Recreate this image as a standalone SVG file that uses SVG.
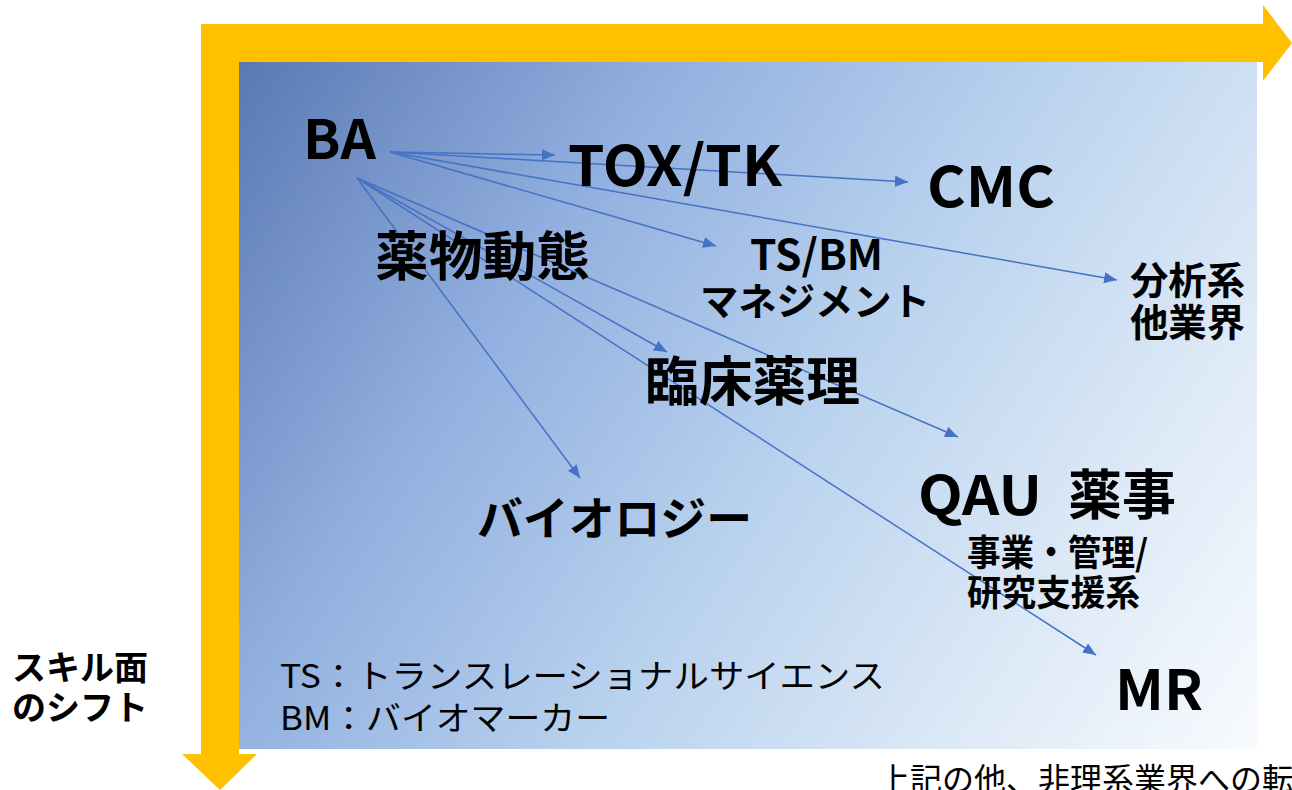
<svg xmlns="http://www.w3.org/2000/svg" width="1292" height="790" viewBox="0 0 1292 790">
<defs>
<linearGradient id="bg" gradientUnits="userSpaceOnUse" x1="239" y1="62" x2="1257" y2="749">
<stop offset="0" stop-color="#5a79b3"/>
<stop offset="0.3" stop-color="#93b1e0"/>
<stop offset="0.55" stop-color="#b9d2ee"/>
<stop offset="0.78" stop-color="#dbe8f6"/>
<stop offset="1" stop-color="#f8fbfe"/>
</linearGradient>
<marker id="ah" markerUnits="userSpaceOnUse" markerWidth="14" markerHeight="12" refX="13" refY="5.5" orient="auto">
<path d="M0,0 L13,5.5 L0,11 z" fill="#4472c4"/>
</marker>
<style>
.b{font-family:"Noto Sans CJK JP","Noto Sans",sans-serif;font-weight:bold;fill:#000}
.r{font-family:"Noto Sans CJK JP","Noto Sans",sans-serif;font-weight:normal;fill:#000}
.c{stroke:#4472c4;stroke-width:1.5;fill:none;marker-end:url(#ah)}
</style>
</defs>
<g id="background">
<rect x="239" y="62" width="1018" height="687" fill="url(#bg)"/>
<path d="M201,24 H1263 V5 L1292,43 L1263,81 V62 H239 V754 H257 L220,790 L182,754 H201 Z" fill="#ffc000"/>
</g>
<g id="connectors">
<line class="c" x1="390" y1="152" x2="555" y2="155"/>
<line class="c" x1="390" y1="152" x2="908" y2="182"/>
<line class="c" x1="390" y1="152" x2="716" y2="246"/>
<line class="c" x1="390" y1="152" x2="1117" y2="280"/>
<line class="c" x1="357" y1="178" x2="667" y2="352"/>
<line class="c" x1="357" y1="178" x2="958" y2="437"/>
<line class="c" x1="357" y1="178" x2="1096" y2="655"/>
<line class="c" x1="357" y1="178" x2="580" y2="478"/>
</g>
<g id="n-ba"><text class="b" x="303" y="159" font-size="54" textLength="73" lengthAdjust="spacingAndGlyphs">BA</text></g>
<g id="n-tox"><text class="b" x="568" y="186" font-size="56" textLength="214" lengthAdjust="spacingAndGlyphs">TOX/TK</text></g>
<g id="n-cmc"><text class="b" x="927" y="207" font-size="56" textLength="128" lengthAdjust="spacingAndGlyphs">CMC</text></g>
<g id="n-pk"><text class="b" x="375" y="276" font-size="53" textLength="215" lengthAdjust="spacingAndGlyphs">薬物動態</text></g>
<g id="n-tsbm">
<text class="b" x="750" y="270" font-size="42" textLength="133" lengthAdjust="spacingAndGlyphs">TS/BM</text>
<text class="b" x="700" y="315" font-size="38" textLength="230" lengthAdjust="spacingAndGlyphs">マネジメント</text>
</g>
<g id="n-bunseki">
<text class="b" x="1130" y="294" font-size="38" textLength="115" lengthAdjust="spacingAndGlyphs">分析系</text>
<text class="b" x="1130" y="336" font-size="38" textLength="115" lengthAdjust="spacingAndGlyphs">他業界</text>
</g>
<g id="n-rinsho"><text class="b" x="645" y="401" font-size="53" textLength="215" lengthAdjust="spacingAndGlyphs">臨床薬理</text></g>
<g id="n-qau">
<text class="b" y="515" font-size="54"><tspan x="918" textLength="124" lengthAdjust="spacingAndGlyphs">QAU</tspan><tspan x="1068" textLength="108" lengthAdjust="spacingAndGlyphs">薬事</tspan></text>
<text class="b" x="967" y="566" font-size="36" textLength="181" lengthAdjust="spacingAndGlyphs">事業・管理/</text>
<text class="b" x="967" y="606" font-size="36" textLength="173" lengthAdjust="spacingAndGlyphs">研究支援系</text>
</g>
<g id="n-bio"><text class="b" x="477" y="535" font-size="46" textLength="275" lengthAdjust="spacingAndGlyphs">バイオロジー</text></g>
<g id="n-mr"><text class="b" x="1115" y="710" font-size="56" textLength="88" lengthAdjust="spacingAndGlyphs">MR</text></g>
<g id="legend">
<text class="r" x="280" y="688" font-size="33" textLength="605" lengthAdjust="spacingAndGlyphs">TS：トランスレーショナルサイエンス</text>
<text class="r" x="280" y="730" font-size="33" textLength="330" lengthAdjust="spacingAndGlyphs">BM：バイオマーカー</text>
</g>
<g id="axis-label">
<text class="b" x="12" y="680" font-size="34" textLength="136" lengthAdjust="spacingAndGlyphs">スキル面</text>
<text class="b" x="12" y="720" font-size="34" textLength="136" lengthAdjust="spacingAndGlyphs">のシフト</text>
</g>
<g id="note"><text class="r" x="878" y="791" font-size="32">上記の他、非理系業界への転職</text></g>
</svg>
::::::
_OBJECTIVE_. Transcribe the listing in full. Omit the pictures and keep every line exact.

_ANSWER TO THIS TASK_.
Recreate this image as a standalone SVG file that uses SVG.
<svg xmlns="http://www.w3.org/2000/svg" width="1292" height="790" viewBox="0 0 1292 790">
<defs>
<linearGradient id="bg" gradientUnits="userSpaceOnUse" x1="239" y1="62" x2="1257" y2="749">
<stop offset="0" stop-color="#5a79b3"/>
<stop offset="0.3" stop-color="#93b1e0"/>
<stop offset="0.55" stop-color="#b9d2ee"/>
<stop offset="0.78" stop-color="#dbe8f6"/>
<stop offset="1" stop-color="#f8fbfe"/>
</linearGradient>
<marker id="ah" markerUnits="userSpaceOnUse" markerWidth="14" markerHeight="12" refX="13" refY="5.5" orient="auto">
<path d="M0,0 L13,5.5 L0,11 z" fill="#4472c4"/>
</marker>
<style>
.b{font-family:"Noto Sans CJK JP","Noto Sans",sans-serif;font-weight:bold;fill:#000}
.r{font-family:"Noto Sans CJK JP","Noto Sans",sans-serif;font-weight:normal;fill:#000}
.c{stroke:#4472c4;stroke-width:1.5;fill:none;marker-end:url(#ah)}
</style>
</defs>
<g id="background">
<rect x="239" y="62" width="1018" height="687" fill="url(#bg)"/>
<path d="M201,24 H1263 V5 L1292,43 L1263,81 V62 H239 V754 H257 L220,790 L182,754 H201 Z" fill="#ffc000"/>
</g>
<g id="connectors">
<line class="c" x1="390" y1="152" x2="555" y2="155"/>
<line class="c" x1="390" y1="152" x2="908" y2="182"/>
<line class="c" x1="390" y1="152" x2="716" y2="246"/>
<line class="c" x1="390" y1="152" x2="1117" y2="280"/>
<line class="c" x1="357" y1="178" x2="667" y2="352"/>
<line class="c" x1="357" y1="178" x2="958" y2="437"/>
<line class="c" x1="357" y1="178" x2="1096" y2="655"/>
<line class="c" x1="357" y1="178" x2="580" y2="478"/>
</g>
<g id="n-ba"><text class="b" x="303" y="159" font-size="54" textLength="73" lengthAdjust="spacingAndGlyphs">BA</text></g>
<g id="n-tox"><text class="b" x="568" y="186" font-size="56" textLength="214" lengthAdjust="spacingAndGlyphs">TOX/TK</text></g>
<g id="n-cmc"><text class="b" x="927" y="207" font-size="56" textLength="128" lengthAdjust="spacingAndGlyphs">CMC</text></g>
<g id="n-pk"><text class="b" x="375" y="276" font-size="53" textLength="215" lengthAdjust="spacingAndGlyphs">薬物動態</text></g>
<g id="n-tsbm">
<text class="b" x="750" y="270" font-size="42" textLength="133" lengthAdjust="spacingAndGlyphs">TS/BM</text>
<text class="b" x="700" y="315" font-size="38" textLength="230" lengthAdjust="spacingAndGlyphs">マネジメント</text>
</g>
<g id="n-bunseki">
<text class="b" x="1130" y="294" font-size="38" textLength="115" lengthAdjust="spacingAndGlyphs">分析系</text>
<text class="b" x="1130" y="336" font-size="38" textLength="115" lengthAdjust="spacingAndGlyphs">他業界</text>
</g>
<g id="n-rinsho"><text class="b" x="645" y="401" font-size="53" textLength="215" lengthAdjust="spacingAndGlyphs">臨床薬理</text></g>
<g id="n-qau">
<text class="b" y="515" font-size="54"><tspan x="918" textLength="124" lengthAdjust="spacingAndGlyphs">QAU</tspan><tspan x="1068" textLength="108" lengthAdjust="spacingAndGlyphs">薬事</tspan></text>
<text class="b" x="967" y="566" font-size="36" textLength="181" lengthAdjust="spacingAndGlyphs">事業・管理/</text>
<text class="b" x="967" y="606" font-size="36" textLength="173" lengthAdjust="spacingAndGlyphs">研究支援系</text>
</g>
<g id="n-bio"><text class="b" x="477" y="535" font-size="46" textLength="275" lengthAdjust="spacingAndGlyphs">バイオロジー</text></g>
<g id="n-mr"><text class="b" x="1115" y="710" font-size="56" textLength="88" lengthAdjust="spacingAndGlyphs">MR</text></g>
<g id="legend">
<text class="r" x="280" y="688" font-size="33" textLength="605" lengthAdjust="spacingAndGlyphs">TS：トランスレーショナルサイエンス</text>
<text class="r" x="280" y="730" font-size="33" textLength="330" lengthAdjust="spacingAndGlyphs">BM：バイオマーカー</text>
</g>
<g id="axis-label">
<text class="b" x="12" y="680" font-size="34" textLength="136" lengthAdjust="spacingAndGlyphs">スキル面</text>
<text class="b" x="12" y="720" font-size="34" textLength="136" lengthAdjust="spacingAndGlyphs">のシフト</text>
</g>
<g id="note"><text class="r" x="878" y="791" font-size="32">上記の他、非理系業界への転職</text></g>
</svg>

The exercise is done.